Tooth Development: Learn from "The Normal" and "The Abnormal".

Abstract

For the past decades, tooth development has been extensively studied as a model for understanding organogenesis of ectoderm-derived structures. Much has been learned from the morphological patterning and molecular signaling of normal tooth development in model organisms, mainly rodents. On the other hand, human inherited dental anomalies also provide a valuable source for studying tooth development. Discerning the genetic etiology of these developmental defects not only enhances our understanding of normal tooth development but also provides a fundamental basis for developing potential therapeutic strategies for these disorders. Familial tooth agenesis (FTA) and amelogenesis imperfecta (AI) are the two most prevalent inherited dental defects in humans, characterized by failed tooth development and dental enamel malformations respectively. In this dissertation research, we described 7 FTA and 12 AI families and aimed to define the genetic etiology of the diseases through mutational analyses. By using target gene approaches and whole exome analyses, we successfully identified the disease-causing mutations in 2 FTA families and in all the AI cases. The results not only expanded the mutation spectrum of known disease-associated genes but also established novel candidate genes, revealing critical players in tooth and enamel development. Nevertheless, although human genetic studies of inherited dental and enamel defects have revealed many genes associated with the diseases, the functions of many of these genes and their roles in normal development and pathological conditions remain to be elucidated. Recently, mutations in FAM83H (family with sequence similarity 83, member H) were identified to cause autosomal dominant hypocalcified amelogenesis imperfecta (ADHCAI). Although many disease-causing FAM83H mutations have been reported, the cellular functions of this gene and the pathogenesis of its associated enamel defects are completely unknown.

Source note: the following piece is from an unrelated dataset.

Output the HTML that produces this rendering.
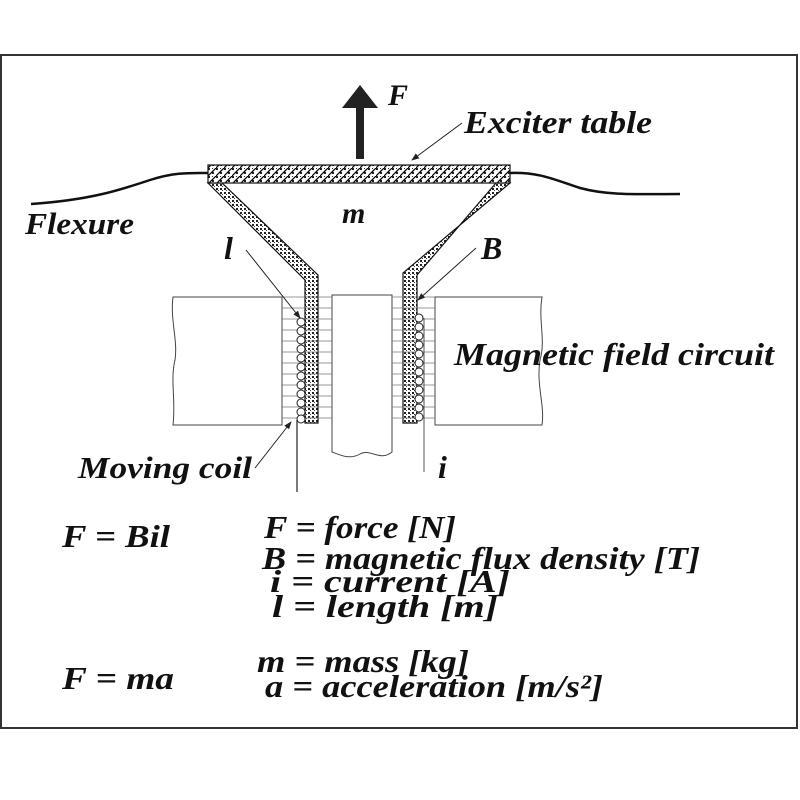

In this study, we used a biochemical approach to study FAM83H protein-protein interactions and identified CK1 (casein kinase 1) and SEC16A as FAM83H interacting proteins, which indicated a potential cellular function of FAM83H in vesicle trafficking and protein transport. The results also provided an explanation for the high mutation homogeneity of FAM83H disease-causing mutations revealed by human genetic studies and suggested a potential pathological mechanism for FAM83H-associated enamel defects.